Ten years after the opening of Christ's Hospital, the Jane C. Stormont Women's Hospital and Training School for Nurses opened its doors in nearby Potwin, a Topeka subdivision. Jane C. Stormont, the widow of a prominent doctor and "Topeka's best-known philanthropist", donated the funds for the twenty-five-patient facility. It was erected at a site at Ashland, which later became SW 3rd and Greenwood in Potwin. An annex was added to the facility in 1900, and a major overall expansion was begun seven years later, after Mrs. Stormont had died (in a room in her eponymous hospital) and new funds were added from her estate.

===Stormont–Vail Regional Medical Center===
The two hospitals merged in 1949, combining the names of their founders. As the Stormont–Vail Regional Medical Center, the hospital continued to grow ever larger to meet the needs of Topeka's increasing population.
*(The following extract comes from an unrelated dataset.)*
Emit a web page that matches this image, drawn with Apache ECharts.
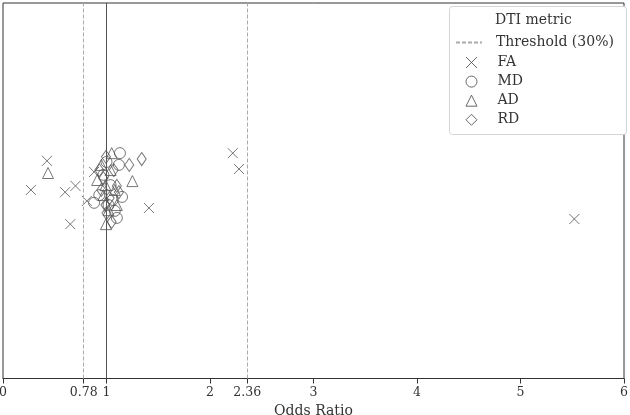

A pediatrics division was created in 1950 amid a polio epidemic, and new floors were added to the hospital in 1963. A 24-hour emergency room staff was instituted in 1970. A major expansion in 1983 added the Pozez Education Center which gave new space for a larger nursing school and other academic facilities, as well as the Ethel Stone Stauffer Health Sciences Library.

In 1987, the medical center partnered with Rocco Ortenzio's Continental Medical Systems to help build and develop a physiatric facility, the for-profit Kansas Rehabilitation Hospital. The KRH continues today as a joint venture of the SVHC and HealthSouth.

Stormont Vail began expanding its healthcare network by acquiring various physician clinics throughout northeast Kansas, and in 1995 it finalized a deal to merge with the largest one in the region, the Topeka-based Cotton O'Neil Clinic.

===SVHC===
The modern SVHC consists of the entire medical center (a complex now dubbed the Stormont–Vail Regional Health Center) and numerous satellite offices and clinics providing pediatrics, oncology, pulmonology, diabetes treatment, and many other specialties. It also includes an expanded school for nurses, the Baker School of Nursing, which offers Bachelor of Science and master's degrees in nursing through Baker University.

==Facilities==
The present-day Stormont Vail Health complex operates a 586-bed acute care hospital as well as a large integrated network of primary and specialty health care providers. In 2015, Stormont Vail was awarded an "A" grade for overall patient safety by the independent nonprofit PSO The Leapfrog Group.